◆ **EXERCISE DIRECTIONS**
Return only those lines from the line containing "Emit a web page" to the line containing "const f24_N_ticks = [10, 20, 30, 40, 50];", both included, and please omit the pictures.

◆ **DATA ENTRIES**
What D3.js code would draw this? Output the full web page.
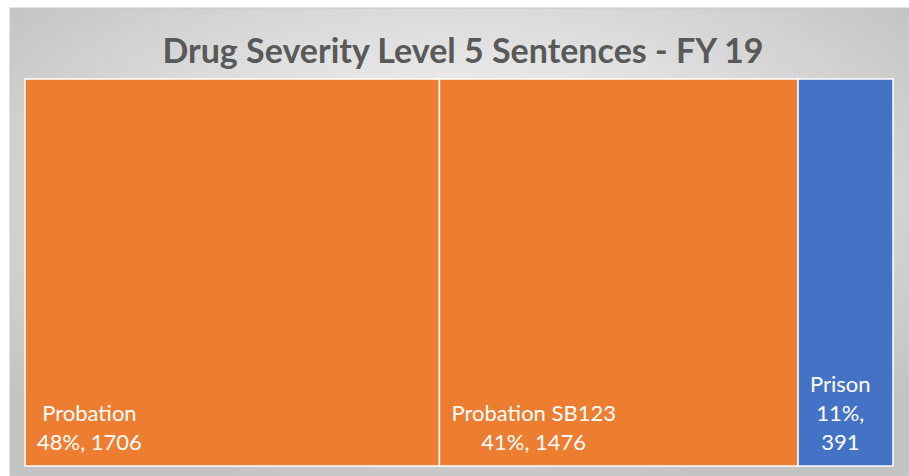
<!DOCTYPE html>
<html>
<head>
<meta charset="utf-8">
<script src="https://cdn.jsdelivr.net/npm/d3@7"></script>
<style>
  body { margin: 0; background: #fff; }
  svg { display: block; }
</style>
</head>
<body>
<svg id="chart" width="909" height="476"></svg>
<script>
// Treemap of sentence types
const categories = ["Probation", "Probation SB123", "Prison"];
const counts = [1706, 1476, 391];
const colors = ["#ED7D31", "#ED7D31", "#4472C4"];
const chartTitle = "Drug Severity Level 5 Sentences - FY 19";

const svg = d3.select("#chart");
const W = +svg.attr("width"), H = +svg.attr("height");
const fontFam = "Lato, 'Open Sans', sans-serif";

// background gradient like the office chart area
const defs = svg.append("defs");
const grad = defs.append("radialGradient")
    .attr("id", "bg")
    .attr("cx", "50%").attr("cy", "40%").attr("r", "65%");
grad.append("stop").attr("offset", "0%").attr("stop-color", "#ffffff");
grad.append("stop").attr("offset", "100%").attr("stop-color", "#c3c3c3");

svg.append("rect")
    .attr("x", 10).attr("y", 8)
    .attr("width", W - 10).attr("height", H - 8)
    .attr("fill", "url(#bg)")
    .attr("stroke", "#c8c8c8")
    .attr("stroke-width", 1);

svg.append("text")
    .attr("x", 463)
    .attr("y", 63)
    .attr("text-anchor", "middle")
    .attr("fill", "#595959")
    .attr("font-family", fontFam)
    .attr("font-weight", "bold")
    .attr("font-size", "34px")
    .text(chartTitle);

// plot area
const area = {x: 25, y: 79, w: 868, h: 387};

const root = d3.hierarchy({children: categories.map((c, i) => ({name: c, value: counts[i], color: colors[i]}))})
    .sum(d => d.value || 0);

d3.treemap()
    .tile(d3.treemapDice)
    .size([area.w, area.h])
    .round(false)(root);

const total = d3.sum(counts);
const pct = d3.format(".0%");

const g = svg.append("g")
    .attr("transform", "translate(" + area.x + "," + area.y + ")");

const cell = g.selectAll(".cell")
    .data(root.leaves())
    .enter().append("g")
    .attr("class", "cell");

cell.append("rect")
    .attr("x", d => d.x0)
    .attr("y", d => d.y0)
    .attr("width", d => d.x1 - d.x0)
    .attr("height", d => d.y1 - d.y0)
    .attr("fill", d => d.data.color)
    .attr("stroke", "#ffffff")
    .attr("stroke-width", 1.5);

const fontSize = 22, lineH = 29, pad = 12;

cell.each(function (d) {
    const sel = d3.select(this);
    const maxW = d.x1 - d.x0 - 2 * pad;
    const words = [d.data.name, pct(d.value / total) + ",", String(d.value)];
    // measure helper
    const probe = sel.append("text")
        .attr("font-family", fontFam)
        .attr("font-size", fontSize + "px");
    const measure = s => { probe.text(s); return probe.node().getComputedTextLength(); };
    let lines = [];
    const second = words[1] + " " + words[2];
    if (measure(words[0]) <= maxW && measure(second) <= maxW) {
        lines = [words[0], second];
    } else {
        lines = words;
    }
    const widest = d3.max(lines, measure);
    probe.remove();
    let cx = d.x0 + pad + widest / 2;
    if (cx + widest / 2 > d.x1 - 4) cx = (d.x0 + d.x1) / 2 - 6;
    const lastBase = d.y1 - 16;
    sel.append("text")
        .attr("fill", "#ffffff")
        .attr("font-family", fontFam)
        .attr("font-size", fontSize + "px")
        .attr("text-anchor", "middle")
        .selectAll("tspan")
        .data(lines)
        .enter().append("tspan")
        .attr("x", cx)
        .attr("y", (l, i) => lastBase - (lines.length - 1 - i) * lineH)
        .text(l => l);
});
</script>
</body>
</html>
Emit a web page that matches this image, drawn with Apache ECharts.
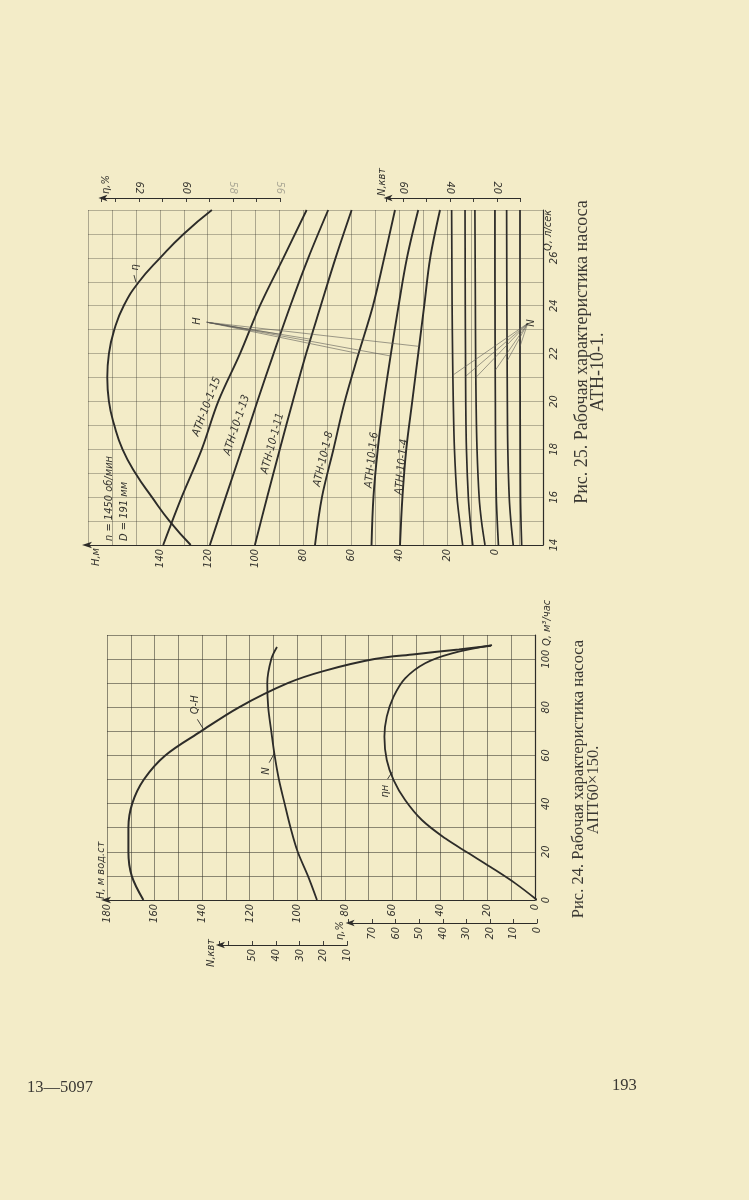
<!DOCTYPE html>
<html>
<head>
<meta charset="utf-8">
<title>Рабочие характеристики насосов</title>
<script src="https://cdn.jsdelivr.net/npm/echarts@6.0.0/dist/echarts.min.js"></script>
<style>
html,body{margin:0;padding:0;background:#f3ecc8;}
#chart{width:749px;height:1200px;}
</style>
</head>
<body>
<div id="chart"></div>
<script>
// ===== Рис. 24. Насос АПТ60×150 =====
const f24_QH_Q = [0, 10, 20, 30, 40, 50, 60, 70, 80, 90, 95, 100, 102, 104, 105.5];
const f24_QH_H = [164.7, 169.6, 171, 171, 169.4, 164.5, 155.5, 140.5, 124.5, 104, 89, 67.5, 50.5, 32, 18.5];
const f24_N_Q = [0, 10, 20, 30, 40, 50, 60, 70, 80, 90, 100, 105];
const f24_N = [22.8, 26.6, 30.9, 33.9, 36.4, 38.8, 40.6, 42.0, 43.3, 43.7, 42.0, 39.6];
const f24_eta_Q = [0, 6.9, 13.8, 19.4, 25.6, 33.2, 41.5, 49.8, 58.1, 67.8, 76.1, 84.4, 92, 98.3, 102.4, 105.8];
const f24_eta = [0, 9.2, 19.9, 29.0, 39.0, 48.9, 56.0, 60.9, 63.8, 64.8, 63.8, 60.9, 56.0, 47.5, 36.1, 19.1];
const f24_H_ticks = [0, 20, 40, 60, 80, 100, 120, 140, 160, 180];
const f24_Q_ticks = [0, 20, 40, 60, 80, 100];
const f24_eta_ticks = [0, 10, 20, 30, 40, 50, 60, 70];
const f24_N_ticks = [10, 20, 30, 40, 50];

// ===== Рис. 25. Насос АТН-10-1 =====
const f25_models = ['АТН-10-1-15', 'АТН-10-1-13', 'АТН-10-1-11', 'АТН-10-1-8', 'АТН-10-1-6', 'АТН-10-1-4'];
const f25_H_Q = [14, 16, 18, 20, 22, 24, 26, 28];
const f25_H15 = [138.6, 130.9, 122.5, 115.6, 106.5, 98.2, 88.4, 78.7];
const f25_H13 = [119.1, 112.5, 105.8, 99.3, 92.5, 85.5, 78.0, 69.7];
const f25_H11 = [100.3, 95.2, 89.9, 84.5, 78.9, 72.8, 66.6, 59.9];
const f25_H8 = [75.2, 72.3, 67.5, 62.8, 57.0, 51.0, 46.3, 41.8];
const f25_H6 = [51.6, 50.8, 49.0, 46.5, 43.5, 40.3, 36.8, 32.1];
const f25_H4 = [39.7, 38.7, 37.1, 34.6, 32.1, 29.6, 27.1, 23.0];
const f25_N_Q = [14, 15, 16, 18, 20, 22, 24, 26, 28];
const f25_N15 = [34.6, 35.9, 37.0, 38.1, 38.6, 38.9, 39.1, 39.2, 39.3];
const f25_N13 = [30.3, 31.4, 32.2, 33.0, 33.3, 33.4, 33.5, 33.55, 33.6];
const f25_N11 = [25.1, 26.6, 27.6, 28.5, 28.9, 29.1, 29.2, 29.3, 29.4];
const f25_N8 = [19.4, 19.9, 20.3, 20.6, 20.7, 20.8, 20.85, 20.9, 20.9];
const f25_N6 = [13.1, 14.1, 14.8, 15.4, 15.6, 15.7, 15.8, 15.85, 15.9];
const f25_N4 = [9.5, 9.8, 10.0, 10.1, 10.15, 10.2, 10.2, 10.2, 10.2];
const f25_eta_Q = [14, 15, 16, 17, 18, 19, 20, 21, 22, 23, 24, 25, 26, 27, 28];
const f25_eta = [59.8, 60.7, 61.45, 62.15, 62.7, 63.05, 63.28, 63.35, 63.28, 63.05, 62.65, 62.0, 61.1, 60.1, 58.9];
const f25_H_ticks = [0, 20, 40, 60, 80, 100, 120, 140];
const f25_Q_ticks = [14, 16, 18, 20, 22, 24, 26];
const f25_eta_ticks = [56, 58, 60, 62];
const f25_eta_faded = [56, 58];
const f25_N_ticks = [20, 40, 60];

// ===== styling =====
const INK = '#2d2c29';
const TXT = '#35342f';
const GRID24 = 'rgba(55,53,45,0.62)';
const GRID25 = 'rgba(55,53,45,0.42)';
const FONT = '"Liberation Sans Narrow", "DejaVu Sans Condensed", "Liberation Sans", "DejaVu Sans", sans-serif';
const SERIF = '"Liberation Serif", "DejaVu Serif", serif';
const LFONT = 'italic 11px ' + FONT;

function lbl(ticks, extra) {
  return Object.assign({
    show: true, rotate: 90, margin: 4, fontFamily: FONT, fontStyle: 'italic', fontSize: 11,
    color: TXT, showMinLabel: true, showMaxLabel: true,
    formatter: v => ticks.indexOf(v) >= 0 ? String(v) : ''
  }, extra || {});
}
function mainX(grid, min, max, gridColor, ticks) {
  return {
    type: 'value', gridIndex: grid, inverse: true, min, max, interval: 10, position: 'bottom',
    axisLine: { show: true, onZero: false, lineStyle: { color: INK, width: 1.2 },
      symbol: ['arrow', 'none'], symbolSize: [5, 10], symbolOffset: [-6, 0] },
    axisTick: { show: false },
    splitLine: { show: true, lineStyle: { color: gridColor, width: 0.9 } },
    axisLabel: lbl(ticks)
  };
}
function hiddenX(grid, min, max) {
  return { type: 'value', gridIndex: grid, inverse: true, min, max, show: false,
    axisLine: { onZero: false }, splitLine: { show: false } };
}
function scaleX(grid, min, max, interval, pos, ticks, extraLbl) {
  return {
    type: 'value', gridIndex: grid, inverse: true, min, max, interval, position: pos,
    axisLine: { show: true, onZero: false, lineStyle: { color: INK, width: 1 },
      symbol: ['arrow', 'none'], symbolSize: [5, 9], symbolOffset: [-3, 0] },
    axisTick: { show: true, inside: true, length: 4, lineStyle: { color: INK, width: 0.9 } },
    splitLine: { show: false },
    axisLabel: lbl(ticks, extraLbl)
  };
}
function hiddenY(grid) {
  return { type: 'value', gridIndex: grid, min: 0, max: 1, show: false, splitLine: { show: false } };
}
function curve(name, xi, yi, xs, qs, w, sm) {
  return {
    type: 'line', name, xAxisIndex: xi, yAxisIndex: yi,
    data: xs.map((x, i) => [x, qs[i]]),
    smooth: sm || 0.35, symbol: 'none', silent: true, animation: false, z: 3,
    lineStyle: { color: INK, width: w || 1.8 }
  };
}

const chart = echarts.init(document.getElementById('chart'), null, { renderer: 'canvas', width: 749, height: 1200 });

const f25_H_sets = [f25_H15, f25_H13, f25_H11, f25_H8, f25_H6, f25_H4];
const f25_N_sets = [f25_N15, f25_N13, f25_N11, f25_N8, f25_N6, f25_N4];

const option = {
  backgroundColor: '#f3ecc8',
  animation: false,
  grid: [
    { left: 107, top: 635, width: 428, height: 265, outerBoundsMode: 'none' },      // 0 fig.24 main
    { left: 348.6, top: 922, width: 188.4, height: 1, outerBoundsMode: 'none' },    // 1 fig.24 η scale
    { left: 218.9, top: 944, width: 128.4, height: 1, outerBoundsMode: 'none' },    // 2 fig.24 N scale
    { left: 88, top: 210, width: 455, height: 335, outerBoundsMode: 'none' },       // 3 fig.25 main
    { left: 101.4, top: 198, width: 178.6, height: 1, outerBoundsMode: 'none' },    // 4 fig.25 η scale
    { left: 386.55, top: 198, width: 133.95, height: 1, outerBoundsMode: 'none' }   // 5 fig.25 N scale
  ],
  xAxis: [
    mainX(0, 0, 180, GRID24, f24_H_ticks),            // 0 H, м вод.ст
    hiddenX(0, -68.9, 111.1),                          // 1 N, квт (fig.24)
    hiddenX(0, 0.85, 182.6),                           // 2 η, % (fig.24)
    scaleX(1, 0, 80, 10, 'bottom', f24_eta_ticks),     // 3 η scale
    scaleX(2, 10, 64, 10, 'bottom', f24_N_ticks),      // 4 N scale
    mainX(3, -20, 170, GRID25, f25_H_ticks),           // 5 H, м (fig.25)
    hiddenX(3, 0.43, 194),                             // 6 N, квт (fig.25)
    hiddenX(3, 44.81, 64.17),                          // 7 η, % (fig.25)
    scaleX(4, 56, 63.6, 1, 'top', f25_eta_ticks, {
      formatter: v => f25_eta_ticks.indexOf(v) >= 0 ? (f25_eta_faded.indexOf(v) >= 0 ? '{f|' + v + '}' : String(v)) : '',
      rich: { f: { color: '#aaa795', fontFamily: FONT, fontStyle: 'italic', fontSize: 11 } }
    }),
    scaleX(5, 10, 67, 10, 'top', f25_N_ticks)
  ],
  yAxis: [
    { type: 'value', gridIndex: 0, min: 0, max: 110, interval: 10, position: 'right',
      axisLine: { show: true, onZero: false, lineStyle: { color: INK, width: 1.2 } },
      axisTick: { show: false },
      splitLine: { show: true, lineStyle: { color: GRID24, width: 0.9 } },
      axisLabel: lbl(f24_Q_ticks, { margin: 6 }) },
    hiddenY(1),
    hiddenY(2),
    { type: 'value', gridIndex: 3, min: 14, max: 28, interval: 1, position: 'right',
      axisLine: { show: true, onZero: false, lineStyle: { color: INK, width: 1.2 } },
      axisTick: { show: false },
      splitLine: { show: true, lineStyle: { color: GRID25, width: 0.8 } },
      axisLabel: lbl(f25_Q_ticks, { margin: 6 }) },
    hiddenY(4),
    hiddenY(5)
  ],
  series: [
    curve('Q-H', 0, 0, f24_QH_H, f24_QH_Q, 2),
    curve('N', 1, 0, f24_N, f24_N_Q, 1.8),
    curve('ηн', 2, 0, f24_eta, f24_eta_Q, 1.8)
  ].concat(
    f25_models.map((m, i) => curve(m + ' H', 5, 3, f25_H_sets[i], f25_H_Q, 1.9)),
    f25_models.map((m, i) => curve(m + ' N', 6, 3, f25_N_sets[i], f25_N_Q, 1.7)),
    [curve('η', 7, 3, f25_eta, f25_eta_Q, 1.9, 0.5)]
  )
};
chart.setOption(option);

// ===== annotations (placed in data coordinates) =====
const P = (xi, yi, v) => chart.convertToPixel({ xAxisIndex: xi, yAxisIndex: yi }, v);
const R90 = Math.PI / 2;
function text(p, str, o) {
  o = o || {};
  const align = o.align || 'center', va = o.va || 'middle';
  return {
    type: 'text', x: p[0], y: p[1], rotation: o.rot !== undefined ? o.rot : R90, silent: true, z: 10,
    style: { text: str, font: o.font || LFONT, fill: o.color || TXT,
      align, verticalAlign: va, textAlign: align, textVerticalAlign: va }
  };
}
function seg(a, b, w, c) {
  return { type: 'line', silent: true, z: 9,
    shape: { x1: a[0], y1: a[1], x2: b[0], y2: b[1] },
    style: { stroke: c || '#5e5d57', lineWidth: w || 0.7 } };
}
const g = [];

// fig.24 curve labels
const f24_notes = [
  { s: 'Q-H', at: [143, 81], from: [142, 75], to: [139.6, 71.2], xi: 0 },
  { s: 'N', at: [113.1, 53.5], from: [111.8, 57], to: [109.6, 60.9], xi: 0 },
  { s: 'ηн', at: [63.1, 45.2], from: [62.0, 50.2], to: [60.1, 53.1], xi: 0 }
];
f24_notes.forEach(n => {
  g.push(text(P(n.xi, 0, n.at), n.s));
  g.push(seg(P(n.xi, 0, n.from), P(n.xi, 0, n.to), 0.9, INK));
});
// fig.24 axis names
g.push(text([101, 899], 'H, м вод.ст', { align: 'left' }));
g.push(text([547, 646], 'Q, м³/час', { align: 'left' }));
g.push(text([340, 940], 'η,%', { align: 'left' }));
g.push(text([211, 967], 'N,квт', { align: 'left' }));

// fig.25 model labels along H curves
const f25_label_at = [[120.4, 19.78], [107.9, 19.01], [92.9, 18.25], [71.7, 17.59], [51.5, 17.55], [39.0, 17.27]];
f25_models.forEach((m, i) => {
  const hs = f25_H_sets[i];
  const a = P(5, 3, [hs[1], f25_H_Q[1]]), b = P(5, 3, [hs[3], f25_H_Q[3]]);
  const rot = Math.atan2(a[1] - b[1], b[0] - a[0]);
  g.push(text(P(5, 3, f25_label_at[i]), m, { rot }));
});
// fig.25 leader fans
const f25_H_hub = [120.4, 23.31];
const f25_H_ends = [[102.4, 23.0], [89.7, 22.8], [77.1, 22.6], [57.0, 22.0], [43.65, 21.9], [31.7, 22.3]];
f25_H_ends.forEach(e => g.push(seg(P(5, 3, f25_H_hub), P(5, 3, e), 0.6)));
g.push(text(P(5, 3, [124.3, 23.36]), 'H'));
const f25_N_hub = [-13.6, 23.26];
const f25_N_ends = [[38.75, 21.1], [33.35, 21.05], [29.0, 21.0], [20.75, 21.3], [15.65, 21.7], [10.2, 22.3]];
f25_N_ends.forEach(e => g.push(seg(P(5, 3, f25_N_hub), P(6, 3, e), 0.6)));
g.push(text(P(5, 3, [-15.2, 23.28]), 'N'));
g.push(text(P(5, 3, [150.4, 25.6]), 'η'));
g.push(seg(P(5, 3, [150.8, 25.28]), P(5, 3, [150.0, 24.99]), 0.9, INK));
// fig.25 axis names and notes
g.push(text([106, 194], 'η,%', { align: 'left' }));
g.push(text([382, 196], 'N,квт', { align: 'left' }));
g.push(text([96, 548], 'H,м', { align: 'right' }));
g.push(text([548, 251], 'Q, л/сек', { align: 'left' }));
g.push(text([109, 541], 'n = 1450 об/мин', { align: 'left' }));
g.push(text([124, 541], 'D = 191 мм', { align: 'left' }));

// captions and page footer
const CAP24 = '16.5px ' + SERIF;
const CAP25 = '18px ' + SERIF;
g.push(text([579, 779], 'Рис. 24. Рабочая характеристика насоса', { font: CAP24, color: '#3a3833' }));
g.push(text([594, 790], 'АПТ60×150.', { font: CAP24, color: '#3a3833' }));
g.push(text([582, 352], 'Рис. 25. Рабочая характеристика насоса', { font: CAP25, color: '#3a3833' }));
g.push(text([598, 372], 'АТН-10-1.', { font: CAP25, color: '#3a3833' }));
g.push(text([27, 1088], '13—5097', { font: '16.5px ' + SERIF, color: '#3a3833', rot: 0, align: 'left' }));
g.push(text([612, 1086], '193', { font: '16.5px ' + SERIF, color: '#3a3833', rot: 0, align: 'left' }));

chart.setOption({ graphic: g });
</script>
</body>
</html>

◆ **FINISHED EXERCISE**
Emit a web page that matches this image, drawn with Apache ECharts.
<!DOCTYPE html>
<html>
<head>
<meta charset="utf-8">
<title>Рабочие характеристики насосов</title>
<script src="https://cdn.jsdelivr.net/npm/echarts@6.0.0/dist/echarts.min.js"></script>
<style>
html,body{margin:0;padding:0;background:#f3ecc8;}
#chart{width:749px;height:1200px;}
</style>
</head>
<body>
<div id="chart"></div>
<script>
// ===== Рис. 24. Насос АПТ60×150 =====
const f24_QH_Q = [0, 10, 20, 30, 40, 50, 60, 70, 80, 90, 95, 100, 102, 104, 105.5];
const f24_QH_H = [164.7, 169.6, 171, 171, 169.4, 164.5, 155.5, 140.5, 124.5, 104, 89, 67.5, 50.5, 32, 18.5];
const f24_N_Q = [0, 10, 20, 30, 40, 50, 60, 70, 80, 90, 100, 105];
const f24_N = [22.8, 26.6, 30.9, 33.9, 36.4, 38.8, 40.6, 42.0, 43.3, 43.7, 42.0, 39.6];
const f24_eta_Q = [0, 6.9, 13.8, 19.4, 25.6, 33.2, 41.5, 49.8, 58.1, 67.8, 76.1, 84.4, 92, 98.3, 102.4, 105.8];
const f24_eta = [0, 9.2, 19.9, 29.0, 39.0, 48.9, 56.0, 60.9, 63.8, 64.8, 63.8, 60.9, 56.0, 47.5, 36.1, 19.1];
const f24_H_ticks = [0, 20, 40, 60, 80, 100, 120, 140, 160, 180];
const f24_Q_ticks = [0, 20, 40, 60, 80, 100];
const f24_eta_ticks = [0, 10, 20, 30, 40, 50, 60, 70];
const f24_N_ticks = [10, 20, 30, 40, 50];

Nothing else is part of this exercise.